Der Mann, der mit seinen Hitler-Tagebüchern und dem dadurch ausgelösten Skandal bundesweite Bekanntheit erreichte, wurde am 27. Juni 1938 im sächsischen Löbau geboren. Von Zeitzeugen sei glaubhaft überliefert, dass der spätere Meisterfälscher bereits in der DDR sein bemerkenswertes Talent der Unterschriftenfälschung in bare Münze umsetzte, weiß Boger, der für sein Museum auch eine Online-Kujau-Biografie zusammengestellt hat.

Darin ist auch zu erfahren, dass dieser als 19-Jähriger mit dem Gesetz in Konflikt kam. Den Ermittlungen wegen Diebstahls eines Mikrofons im Wert von 40 Mark habe er sich 1957 durch Verlegung seines Wohnsitzes nach Westberlin entzogen. Vier Jahre später habe er erstmals auch in der Bundesrepublik Deutschland vor Gericht gestanden. Das Schöffengericht Stuttgart verurteilt ihn wegen gemeinschaftlichen schweren Diebstahls.

Haft in Fuhlsbüttel

Konrad Kujaus künstlerische Ausbildung sei nicht glaubhaft zu belegen, meint Boger, da die Informationen hierzu meist aus seiner eigenen Feder stammen. Sein Markenzeichen sei es gewesen, dass er Dinge, nach denen er als Antiquaria-Händler von Kunden gefragt wurde, einfach selbst herstellte, erzählt Boger. Er sei auch ein guter Menschenkenner gewesen: „Bei gut angezogenen Kunden stieg sofort der Preis.“

Seinen „künstlerischen Durchbruch“ hatte er alias „Fischer“ dann 1983 mit der Veröffentlichung der Hitler-Tagebücher im Stern. Er wurde, nachdem das Ganze aufgeflogen war, zu 780 Tagen Haft verurteilt, die er in der Justizvollzugsanstalt Hamburg-Fuhlsbüttel absaß. Die Original-Gefängniszellentür befindet sich heute in dem Bissinger Museum. Dahinter hat Boger Kujaus gefälschte Hoheitszeichen des Dritten Reichs gepackt.

Nach der Haft fälschte Kujau weiter, doch jetzt verdiente er mit offiziellen Plagiaten legal viel Geld. Aber auch für soziale Projekte fälschte er. So versteigerte er  „echte“ Kujaus beim Ingersheimer Amsel-Fest, wo ein Dali 3000 Mark erbrachte.
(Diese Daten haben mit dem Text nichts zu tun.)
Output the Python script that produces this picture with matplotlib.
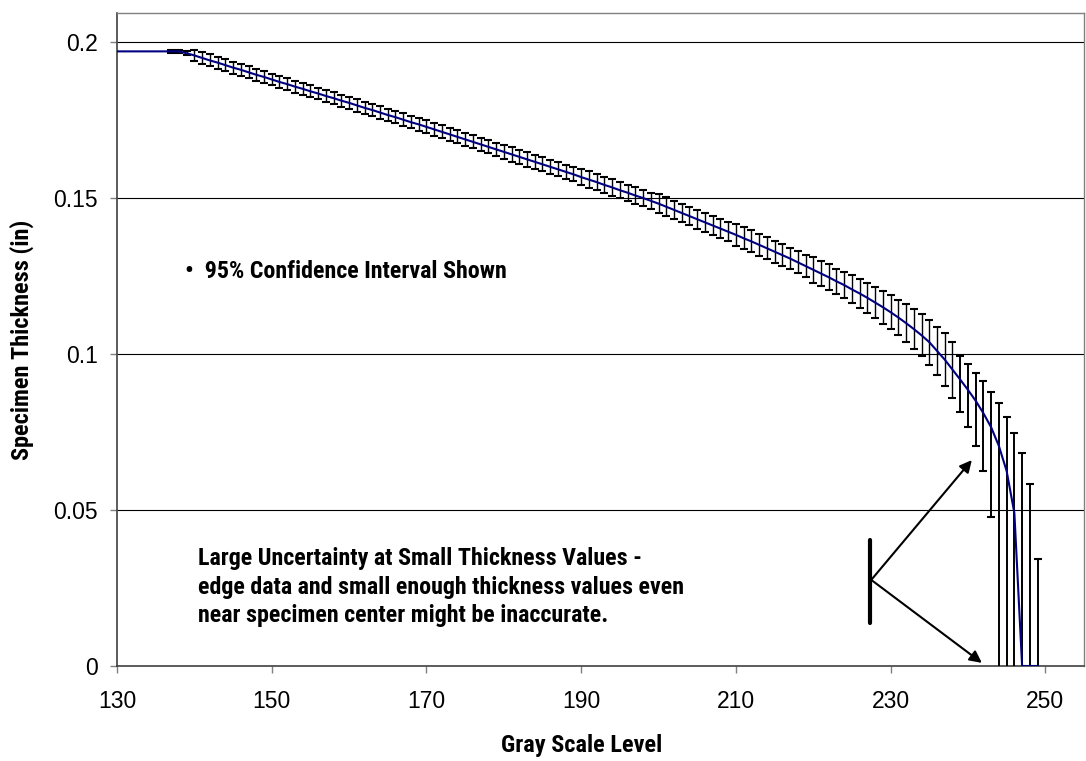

Bis zu seinem Tod war er eine bekannte Größe in den Etablissements der Stuttgarter Altstadt, und auch in den Lokalen seines Heimatorts Bietigheim-Bissingen war er ein häufiger Gast.

Gefälschte Urkunde

Auch 20 Jahre nach Kujaus Tod werden immer wieder Kujau-Werke am Kunstmarkt angeboten. So präsentiert Boger bei der Wiedereröffnung am Sonntag mehrere Neuerwerbungen. Darunter ist ein Rembrandt, den Kujau Mitte der 80er-Jahre angefertigt hat. Inklusive eines Risses, der gemacht wurde, um eine Restauration vorzutäuschen, und einer gefälschten Expertise auf der Rückseite.

Ebenso hat Boger eine rote DDR-Mappe neu in seiner Sammlung, darin die gefälschten Unterschriften des Parlamentarischen Rates. Sie stammt aus den Beständen von Gerd Heidemann, der dem Stern die Hitler-Tagebücher besorgte. Typisch für Kujau war, dass er eine, im Nachhein haarsträubende Geschichte über die DDR-Herkunft der Fälschung erfand. Tatsächlich seien solche Mappen in der DDR massenweise für Sporturkunden verwendet worden, erzählt Boger schmunzelnd über den mit allen Wassern gewaschenen Fälscher.

Info  Das Kujau-Kabinett in der Bahnhofstraße 55 in Bissingen hat sonntags von 14 bis 18 Uhr geöffnet. Der Eintritt kostet vier Euro, Kinder bis 14 Jahre zahlen zwei Euro. Für Gruppen werden Führungen außerhalb der Öffnungszeiten angeboten.